The Roman Package Deal

31 October 2000: Ramsay MacMullen's latest contribution to the study of antiquity, Romanization in the Time of Augustus (Yale, 2000), marshals the archeological evidence, most of it in the form of foundations and inscriptions, of Roman structures, real and conceptual, at the dawn of the Empire, with a view to illuminating the processes by which a Roman, or Italian, way of life overran Mediterranean and Black Sea shores and came to prevail in much of modern Europe as well, all within three or four generations. Mr. MacMullen divides the Empire into four territories – the East, Africa, Spain, and Gaul – and his discussion into five chapters, one for each of the territories and one for a summary that focuses on the modes of replication that assured the dissemination of Roman quality itself. (Some two hundred fifty portrait busts of Augustus survive; Mr. MacMullen estimates that there at least twenty thousand must have been produced.)

The background of Mr. MacMullen’s discussion is our mistrust of ‘cultural imperialism,’ which may be politically incorrect today but was quite the opposite two thousand years ago.
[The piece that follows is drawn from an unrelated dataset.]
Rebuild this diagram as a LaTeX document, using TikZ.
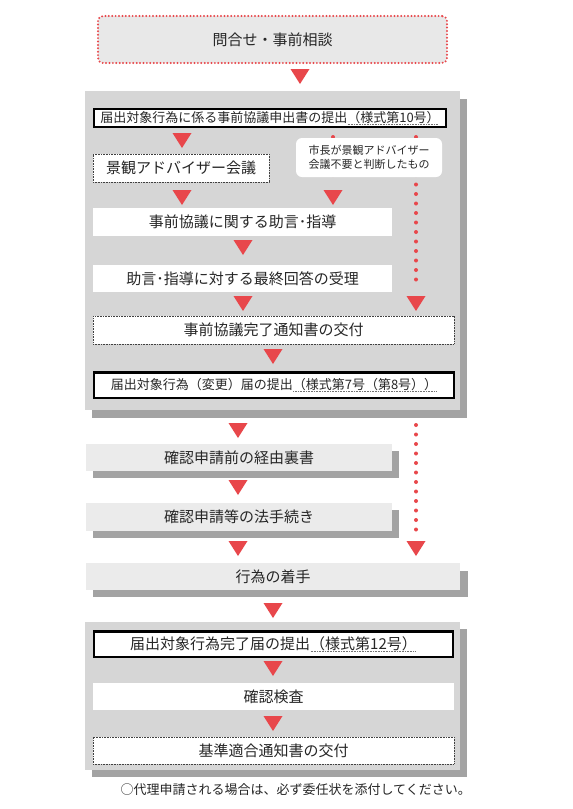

Barbarians were forced to lay down their arms, yes. Once they'd done so, however, they rushed to Romanize with an enthusiasm that strikes me as both shrewd and unfeigned. As a matter of course, Romans pitched their culture and its structures to local elites, who had the money to buy it. In Mr. MacMullen's formulation, Romanization was pulled, not pushed, into the provinces, by ambitious men like Juba, the king of Mauretania, who had been raised in Rome as a political hostage and whom Augustus rewarded with the hand of Cleopatra’s daughter (another Cleopatra), and L. Cornelius Balbus, a Spaniard and crony of Caesar’s who “proved himself of that type that every conqueror embraces, the indispensable native – on occasion, collaborator or Quisling.” Men like these devoted themselves to euergetism (a term derived from the Greek for ‘doing good,’ in the sense of ‘conferring benefits.’) They built, or rebuilt, forums, basilicas, baths, marketplaces, and temples in the towns to which they were attached, spending fortunes acquired during the civil wars. They adopted (as Balbus did) eminent Roman names, and a taste for the theatre.

The armed forces – active soldiers and veterans together – played a complementary role. Armies built roads and contributed to the construction of the aqueducts needed to fill the baths. Roman veterans – by Augustus’ time, Italian proletarians – were pensioned off with grants of land in coloniae throughout the Empire, sometimes built up against an existing urban center. In Africa, Spain, and Gaul, colonies amplified the process of Romanization, but in the East, which had been civilized far longer than Rome itself, the veterans’ descendants had the habit of slipping into Greek identities within a few generations. Romanization remained superficial in the East, and never outshone the prestige of Greek ways. In time, by a final irony, Caesar’s heirs would be Greek in everything but name, ruling a Graecophone empire from Byzantium.

But it’s the big public benefactors in the West who open up the most interesting points of comparison between Ancient Rome and Contemporary America. The cycle in which a few men in any given city would amass great wealth, and then spend it on stupendous public works, cannot be imagined very practically today. If Bill Gates were to rebuild all of Bombay’s important public buildings – assuming that public buildings had anything like the importance now that they used to have – throwing in a few temples and cathedrals  and perhaps an entirely new port, then one might see something like the cycle in action. But not even Bill Gates would be allowed such monumentality; nor is it likely that he’d have enough money. Problematic as income disparity is today, it was far wider in the ancient world, almost unimaginably so. We expect the modern state to see to such projects – and we expect to have a say in their design.

Roman design was modular, starting with Vitruvius’s architectural system but branching out widely into such diverse units as ceramics, land surveys, and civic constitutions. It afforded a generalized articulation of urbane civilization that proved remarkably easy to export, and Mr. MacMullen yields to a certain enthusiasm when he speaks of the mass production of a mass culture (all those busts of Augustus!), and tempts us to ask what went wrong with a project so marvelously, if superficially, like our own. The fleet and lightweight nature of Roman culture would prove a drawback whenever it came up against a less adaptable one – in the ancient Middle East, for example, or in the brand-new cult of Christ, for another. In the West, Roman culture would mutate into strange new forms when the Roman center faded. Always far more dependent upon personal relations, and far less upon political activity, than is nowadays thought healthy – Roman patronage/client relationships bear a striking resemblance to our popular picture of organized crime – the Roman way put loyalty ahead of law, and eventually succumbed to unsustainable corruption, as Mr. MacMullen himself made painfully clear in his Corruption and the Decline of Rome (Yale, 1988).

How interesting it will be to read the counterpart to Mr. MacMullen’s book that will analyze the worldwide distribution of Coca-Cola and Jimi Hendrix. Let’s just hope we don’t have to wait another two millennia.